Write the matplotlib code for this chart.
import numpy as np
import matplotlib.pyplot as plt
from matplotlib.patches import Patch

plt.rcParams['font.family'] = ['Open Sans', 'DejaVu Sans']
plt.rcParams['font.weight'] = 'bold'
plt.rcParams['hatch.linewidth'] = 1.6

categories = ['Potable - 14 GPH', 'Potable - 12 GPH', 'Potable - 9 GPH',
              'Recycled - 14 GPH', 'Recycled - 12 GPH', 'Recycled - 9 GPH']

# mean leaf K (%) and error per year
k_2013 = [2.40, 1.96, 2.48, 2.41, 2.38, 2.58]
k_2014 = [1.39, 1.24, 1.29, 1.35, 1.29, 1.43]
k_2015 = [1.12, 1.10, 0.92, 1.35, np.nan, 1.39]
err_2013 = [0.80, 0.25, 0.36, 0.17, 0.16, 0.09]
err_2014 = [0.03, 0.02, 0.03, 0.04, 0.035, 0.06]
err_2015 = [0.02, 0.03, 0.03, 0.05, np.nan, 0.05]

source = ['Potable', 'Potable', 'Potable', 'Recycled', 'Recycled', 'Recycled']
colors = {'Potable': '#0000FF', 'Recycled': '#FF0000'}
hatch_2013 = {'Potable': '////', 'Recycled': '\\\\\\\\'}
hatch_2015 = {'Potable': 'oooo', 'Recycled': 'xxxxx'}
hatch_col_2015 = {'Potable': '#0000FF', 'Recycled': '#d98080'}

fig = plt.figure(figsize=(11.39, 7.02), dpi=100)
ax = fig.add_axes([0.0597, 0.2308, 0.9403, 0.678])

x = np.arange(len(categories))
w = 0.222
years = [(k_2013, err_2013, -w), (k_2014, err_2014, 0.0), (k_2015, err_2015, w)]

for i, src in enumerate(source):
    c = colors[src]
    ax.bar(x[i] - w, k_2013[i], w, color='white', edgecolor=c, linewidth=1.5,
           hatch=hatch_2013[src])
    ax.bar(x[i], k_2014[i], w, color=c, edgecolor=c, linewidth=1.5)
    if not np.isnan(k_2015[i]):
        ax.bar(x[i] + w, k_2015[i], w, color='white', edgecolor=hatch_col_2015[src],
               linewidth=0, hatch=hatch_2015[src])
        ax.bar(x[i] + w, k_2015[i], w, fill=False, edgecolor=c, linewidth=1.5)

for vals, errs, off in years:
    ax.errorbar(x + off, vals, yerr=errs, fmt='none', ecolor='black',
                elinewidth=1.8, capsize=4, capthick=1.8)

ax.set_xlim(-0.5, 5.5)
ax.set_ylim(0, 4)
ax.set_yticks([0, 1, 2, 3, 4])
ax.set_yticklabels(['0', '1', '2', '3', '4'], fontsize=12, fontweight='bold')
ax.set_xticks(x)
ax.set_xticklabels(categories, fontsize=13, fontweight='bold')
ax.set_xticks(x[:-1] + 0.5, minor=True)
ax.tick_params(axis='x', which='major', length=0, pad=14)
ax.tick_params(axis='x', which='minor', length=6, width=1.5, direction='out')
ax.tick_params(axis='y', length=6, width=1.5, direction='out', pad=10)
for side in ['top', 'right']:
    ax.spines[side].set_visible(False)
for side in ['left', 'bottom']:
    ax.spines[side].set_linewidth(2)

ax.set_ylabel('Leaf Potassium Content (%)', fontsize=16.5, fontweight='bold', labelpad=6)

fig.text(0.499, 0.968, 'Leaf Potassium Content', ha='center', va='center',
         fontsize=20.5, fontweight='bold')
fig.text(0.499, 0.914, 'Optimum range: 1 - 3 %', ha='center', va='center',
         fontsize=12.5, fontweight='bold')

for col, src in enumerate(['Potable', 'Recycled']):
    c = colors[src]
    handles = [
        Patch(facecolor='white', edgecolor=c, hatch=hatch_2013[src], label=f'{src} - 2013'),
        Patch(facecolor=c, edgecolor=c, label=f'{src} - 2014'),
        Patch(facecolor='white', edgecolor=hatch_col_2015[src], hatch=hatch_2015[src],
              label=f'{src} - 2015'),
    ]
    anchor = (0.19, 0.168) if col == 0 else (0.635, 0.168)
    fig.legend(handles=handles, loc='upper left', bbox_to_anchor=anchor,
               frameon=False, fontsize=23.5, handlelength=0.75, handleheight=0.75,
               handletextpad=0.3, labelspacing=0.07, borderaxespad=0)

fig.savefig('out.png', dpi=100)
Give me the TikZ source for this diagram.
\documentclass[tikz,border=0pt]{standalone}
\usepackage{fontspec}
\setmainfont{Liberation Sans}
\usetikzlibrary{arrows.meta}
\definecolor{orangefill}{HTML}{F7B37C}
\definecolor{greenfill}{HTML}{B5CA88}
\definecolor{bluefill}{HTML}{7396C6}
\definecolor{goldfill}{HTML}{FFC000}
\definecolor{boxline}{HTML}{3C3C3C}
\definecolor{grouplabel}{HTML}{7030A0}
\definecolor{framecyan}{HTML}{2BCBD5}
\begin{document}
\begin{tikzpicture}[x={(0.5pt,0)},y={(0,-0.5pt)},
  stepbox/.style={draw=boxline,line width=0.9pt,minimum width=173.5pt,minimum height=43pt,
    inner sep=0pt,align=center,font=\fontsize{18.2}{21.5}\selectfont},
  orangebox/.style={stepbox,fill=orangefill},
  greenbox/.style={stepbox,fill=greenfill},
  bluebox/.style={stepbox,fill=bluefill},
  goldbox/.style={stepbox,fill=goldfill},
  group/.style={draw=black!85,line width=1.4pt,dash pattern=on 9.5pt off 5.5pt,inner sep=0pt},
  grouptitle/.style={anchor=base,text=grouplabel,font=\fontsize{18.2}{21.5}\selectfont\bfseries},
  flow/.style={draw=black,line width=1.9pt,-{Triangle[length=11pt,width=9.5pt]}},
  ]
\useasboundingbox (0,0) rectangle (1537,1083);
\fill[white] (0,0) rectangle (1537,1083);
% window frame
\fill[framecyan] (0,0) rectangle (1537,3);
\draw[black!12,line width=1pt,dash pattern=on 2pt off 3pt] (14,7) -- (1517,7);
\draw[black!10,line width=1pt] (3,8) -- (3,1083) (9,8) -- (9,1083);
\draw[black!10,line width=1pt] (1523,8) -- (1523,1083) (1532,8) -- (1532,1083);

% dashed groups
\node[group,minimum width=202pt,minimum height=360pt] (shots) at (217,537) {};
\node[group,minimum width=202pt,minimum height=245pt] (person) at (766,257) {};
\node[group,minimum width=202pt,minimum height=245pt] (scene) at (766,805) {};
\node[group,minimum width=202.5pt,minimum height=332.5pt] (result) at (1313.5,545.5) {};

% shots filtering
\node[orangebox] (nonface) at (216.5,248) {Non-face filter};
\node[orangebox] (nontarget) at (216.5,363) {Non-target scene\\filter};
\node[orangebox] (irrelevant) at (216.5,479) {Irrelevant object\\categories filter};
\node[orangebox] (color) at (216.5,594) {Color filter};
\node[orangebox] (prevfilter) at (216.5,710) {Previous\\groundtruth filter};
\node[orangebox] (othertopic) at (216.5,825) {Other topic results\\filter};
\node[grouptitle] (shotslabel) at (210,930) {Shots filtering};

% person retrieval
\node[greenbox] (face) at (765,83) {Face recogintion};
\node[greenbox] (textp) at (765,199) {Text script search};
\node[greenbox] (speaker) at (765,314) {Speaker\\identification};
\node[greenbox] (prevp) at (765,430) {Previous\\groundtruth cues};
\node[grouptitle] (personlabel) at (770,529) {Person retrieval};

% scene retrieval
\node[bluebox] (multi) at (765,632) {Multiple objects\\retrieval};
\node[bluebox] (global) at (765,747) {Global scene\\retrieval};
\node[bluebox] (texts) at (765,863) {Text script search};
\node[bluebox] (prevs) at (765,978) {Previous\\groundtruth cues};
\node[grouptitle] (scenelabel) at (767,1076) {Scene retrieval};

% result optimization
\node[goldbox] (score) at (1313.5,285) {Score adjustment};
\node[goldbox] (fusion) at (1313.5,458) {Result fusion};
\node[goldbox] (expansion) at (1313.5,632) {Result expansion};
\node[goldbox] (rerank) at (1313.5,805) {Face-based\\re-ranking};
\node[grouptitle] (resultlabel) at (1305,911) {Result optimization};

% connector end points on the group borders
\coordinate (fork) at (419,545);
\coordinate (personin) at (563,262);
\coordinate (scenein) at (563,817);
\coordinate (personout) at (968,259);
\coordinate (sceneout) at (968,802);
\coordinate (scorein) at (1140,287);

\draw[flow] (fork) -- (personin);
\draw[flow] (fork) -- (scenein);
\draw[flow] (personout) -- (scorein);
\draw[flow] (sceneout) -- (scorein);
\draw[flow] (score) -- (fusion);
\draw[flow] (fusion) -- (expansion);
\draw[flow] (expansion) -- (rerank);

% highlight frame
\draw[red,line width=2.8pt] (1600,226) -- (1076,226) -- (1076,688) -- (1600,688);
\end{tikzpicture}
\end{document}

Requirement> Give back exactly the lines from the beginning of the records through the line containing "plt.rcParams['hatch.linewidth'] = 1.6", and only those.

Task output>
Write the matplotlib code for this chart.
import numpy as np
import matplotlib.pyplot as plt
from matplotlib.patches import Patch

plt.rcParams['font.family'] = ['Open Sans', 'DejaVu Sans']
plt.rcParams['font.weight'] = 'bold'
plt.rcParams['hatch.linewidth'] = 1.6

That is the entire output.